It is almost impossible to gauge the size of the commercial property loan-on-loan market in Europe, but real estate finance specialists say it is growing.

During a debate on the topic, held in London on 27 March by industry body CREFC Europe, one panellist estimated there was up to €2 billion of outstanding European loan-on-loan debt. This is finance provided by one lender, usually a bank, and secured by pools of loans written by another lender, usually not a bank.

This sort of activity has been taking place in the US since the early 1990s, when some banks retrenched from real estate lending. This created opportunities for debt fund managers to grow their market share, financed in some cases by the banks. During last week’s debate, one panellist conservatively estimated that the US real estate loan-on-loan market stood at around $40 billion, but said the figure could in fact be far larger.

Scale aside, the very fact that bank lenders in Europe are capitalising alternative providers of property debt shows that attitudes to how real estate can most effectively be financed are evolving. It goes some way to support the oft-made argument that Europe’s commercial real estate debt market is gradually becoming more like that of the US, where liquidity comes from an array of lender types that often work in tandem.

A functioning loan-on-loan market would benefit European real estate. Banks could effectively expand their origination capabilities by backing teams of non-bank lending professionals. Banks would also gain exposure to parts of the real estate market they do not lend into themselves – be that property types or ticket sizes that do not fit with their direct lending appetites. By lending at a certain loan-to-value ratio against a loan portfolio that already reflects a sensible LTV, banks could also take comfort from the fact that their leverage point would fall well below the value of the underlying properties.

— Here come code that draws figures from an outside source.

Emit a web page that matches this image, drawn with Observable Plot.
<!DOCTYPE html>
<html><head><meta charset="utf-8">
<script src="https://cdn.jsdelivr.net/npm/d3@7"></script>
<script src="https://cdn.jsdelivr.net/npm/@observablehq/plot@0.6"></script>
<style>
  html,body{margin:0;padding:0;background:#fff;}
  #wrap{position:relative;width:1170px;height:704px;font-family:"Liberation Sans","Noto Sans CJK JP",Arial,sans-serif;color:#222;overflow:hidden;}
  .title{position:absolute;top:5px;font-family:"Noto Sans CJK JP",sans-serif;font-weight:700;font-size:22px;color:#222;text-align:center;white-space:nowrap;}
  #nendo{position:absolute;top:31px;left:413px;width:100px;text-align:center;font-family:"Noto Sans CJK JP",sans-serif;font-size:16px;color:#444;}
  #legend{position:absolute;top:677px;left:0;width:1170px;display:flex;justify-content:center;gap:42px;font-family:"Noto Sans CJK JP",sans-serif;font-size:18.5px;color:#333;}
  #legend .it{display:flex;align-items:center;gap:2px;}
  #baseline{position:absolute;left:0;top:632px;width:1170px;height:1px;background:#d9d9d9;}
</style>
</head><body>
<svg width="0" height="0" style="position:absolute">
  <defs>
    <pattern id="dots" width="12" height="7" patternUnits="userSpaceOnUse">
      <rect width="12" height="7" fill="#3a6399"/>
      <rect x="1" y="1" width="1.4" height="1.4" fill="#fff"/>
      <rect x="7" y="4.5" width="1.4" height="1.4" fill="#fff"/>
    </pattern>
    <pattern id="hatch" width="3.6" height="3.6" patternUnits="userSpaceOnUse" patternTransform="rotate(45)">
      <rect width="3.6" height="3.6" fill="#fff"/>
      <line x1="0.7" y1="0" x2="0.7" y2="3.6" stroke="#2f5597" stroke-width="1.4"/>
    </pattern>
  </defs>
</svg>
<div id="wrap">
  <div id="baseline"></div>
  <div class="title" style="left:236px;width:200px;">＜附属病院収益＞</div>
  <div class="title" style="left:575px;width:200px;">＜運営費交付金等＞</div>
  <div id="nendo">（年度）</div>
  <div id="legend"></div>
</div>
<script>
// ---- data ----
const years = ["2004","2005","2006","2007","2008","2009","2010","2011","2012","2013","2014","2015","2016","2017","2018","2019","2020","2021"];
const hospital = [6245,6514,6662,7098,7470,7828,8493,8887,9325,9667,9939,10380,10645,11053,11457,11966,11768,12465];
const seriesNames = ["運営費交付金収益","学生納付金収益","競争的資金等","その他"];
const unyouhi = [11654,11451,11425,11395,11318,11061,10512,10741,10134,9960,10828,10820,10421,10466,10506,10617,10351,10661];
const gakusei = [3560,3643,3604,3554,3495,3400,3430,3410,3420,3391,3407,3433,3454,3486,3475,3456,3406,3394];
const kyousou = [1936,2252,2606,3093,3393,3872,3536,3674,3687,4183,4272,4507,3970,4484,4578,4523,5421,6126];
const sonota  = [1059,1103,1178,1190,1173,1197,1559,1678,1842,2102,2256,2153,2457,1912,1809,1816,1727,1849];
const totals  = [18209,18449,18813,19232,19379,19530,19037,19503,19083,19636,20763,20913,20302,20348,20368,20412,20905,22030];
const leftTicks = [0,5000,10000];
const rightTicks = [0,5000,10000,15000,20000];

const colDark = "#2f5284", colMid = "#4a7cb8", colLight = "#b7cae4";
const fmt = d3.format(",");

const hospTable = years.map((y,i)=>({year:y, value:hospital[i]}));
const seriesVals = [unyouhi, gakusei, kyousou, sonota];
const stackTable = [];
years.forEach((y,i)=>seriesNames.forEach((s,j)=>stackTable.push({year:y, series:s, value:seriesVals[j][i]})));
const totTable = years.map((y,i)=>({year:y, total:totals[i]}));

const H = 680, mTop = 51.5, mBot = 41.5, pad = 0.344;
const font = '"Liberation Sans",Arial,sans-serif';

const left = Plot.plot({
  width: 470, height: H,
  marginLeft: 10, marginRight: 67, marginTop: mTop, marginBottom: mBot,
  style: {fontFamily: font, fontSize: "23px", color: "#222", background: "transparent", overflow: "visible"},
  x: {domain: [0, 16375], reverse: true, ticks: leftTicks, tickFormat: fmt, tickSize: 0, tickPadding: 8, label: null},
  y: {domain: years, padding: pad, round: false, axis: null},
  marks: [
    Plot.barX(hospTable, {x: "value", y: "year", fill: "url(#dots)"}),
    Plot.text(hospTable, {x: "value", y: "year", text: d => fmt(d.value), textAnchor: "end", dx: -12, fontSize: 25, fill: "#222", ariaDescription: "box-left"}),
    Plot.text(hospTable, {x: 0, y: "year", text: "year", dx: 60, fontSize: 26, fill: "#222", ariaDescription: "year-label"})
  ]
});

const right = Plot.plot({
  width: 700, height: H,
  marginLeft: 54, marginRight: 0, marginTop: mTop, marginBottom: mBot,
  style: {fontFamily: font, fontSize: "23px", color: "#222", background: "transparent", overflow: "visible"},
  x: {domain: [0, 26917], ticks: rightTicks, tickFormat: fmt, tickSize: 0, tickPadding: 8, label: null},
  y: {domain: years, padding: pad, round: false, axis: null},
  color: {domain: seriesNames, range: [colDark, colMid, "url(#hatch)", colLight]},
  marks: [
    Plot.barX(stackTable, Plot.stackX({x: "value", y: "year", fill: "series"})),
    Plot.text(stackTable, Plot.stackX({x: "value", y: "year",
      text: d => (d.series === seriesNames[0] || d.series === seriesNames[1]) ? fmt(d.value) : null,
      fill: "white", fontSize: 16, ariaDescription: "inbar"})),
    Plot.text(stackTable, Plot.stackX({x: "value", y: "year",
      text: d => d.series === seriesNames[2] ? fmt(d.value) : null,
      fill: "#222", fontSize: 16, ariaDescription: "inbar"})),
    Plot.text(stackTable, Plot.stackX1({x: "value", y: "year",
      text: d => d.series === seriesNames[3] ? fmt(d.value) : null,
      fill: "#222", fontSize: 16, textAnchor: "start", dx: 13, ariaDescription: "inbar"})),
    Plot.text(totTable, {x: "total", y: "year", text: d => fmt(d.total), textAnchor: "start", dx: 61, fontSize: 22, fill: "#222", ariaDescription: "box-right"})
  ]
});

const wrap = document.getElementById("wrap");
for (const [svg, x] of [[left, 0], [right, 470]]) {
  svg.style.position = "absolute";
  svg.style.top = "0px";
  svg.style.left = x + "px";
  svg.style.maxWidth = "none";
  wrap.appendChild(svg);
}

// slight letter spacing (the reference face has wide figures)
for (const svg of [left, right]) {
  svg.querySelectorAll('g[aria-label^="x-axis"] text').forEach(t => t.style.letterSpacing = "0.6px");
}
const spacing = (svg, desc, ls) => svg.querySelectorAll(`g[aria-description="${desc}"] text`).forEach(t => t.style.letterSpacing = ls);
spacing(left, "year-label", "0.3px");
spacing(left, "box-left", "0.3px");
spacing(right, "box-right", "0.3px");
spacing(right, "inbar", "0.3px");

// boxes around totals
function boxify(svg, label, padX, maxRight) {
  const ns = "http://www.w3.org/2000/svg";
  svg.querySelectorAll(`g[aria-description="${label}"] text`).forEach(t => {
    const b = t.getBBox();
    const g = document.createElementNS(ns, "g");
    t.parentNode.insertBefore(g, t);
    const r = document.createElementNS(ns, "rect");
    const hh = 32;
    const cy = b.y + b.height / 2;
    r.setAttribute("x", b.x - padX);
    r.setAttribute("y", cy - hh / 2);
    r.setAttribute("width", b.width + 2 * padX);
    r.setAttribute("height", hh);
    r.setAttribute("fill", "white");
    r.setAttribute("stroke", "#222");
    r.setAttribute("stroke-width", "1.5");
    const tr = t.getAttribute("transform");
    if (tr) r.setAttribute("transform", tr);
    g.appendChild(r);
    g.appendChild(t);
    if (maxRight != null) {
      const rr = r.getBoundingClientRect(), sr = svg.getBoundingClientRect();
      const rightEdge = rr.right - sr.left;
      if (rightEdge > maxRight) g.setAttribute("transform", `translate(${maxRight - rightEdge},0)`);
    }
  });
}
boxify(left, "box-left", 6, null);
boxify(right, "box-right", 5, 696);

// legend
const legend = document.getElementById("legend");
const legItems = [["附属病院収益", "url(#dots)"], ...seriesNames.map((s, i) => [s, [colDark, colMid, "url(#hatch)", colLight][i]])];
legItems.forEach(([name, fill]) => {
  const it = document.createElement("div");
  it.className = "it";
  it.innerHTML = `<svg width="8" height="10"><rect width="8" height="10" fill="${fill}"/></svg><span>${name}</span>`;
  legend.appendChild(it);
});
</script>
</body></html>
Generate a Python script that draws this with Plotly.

Such deals also help to foster relationships. As one banker on the panel noted, loan-on-loan transactions can generate vanilla margins, but they create credit partnerships between banks and private real estate investors.

For alternative lenders – the borrowers of the loan-on-loan world – such facilities can help them to upscale their lending businesses. As one alternative lender at the event put it, they provide a home for every loan originated, thus reducing the need to find syndication partners for each deal.

As alternative lenders’ market share in Europe grows, loan-on-loan activity there is likely to increase too. However, there is some way to go. The number of banks providing these loans in the US is far greater than in Europe, meaning non-bank lenders in the continent do not yet benefit from a truly competitive market. There are other considerations: in the US, the collateralised loan obligation market is an exit option for lenders of loan-on-loan facilities, but a European commercial real estate CLO market does not yet exist.

There is also a debate around the level of recourse a loan-on-loan lender ought to have over the borrower. Some point out that the higher level of discipline on loan covenants in Europe, when compared with those in the US, should provide comfort for those banks embarking on loan-on-loan lending programmes.

Although much of the loan-on-loan activity in Europe this decade has involved investment banks funding buyers of non-performing loan portfolios, the new crop of deals is about long-term funding for performing loans. Loan-on-loan lenders will need to conduct the same amount of due diligence as if they were lending directly against the underlying properties. Yet this market has the potential to support the further growth of Europe’s alternative lending industry, while keeping banks’ exposure to real estate lending limited.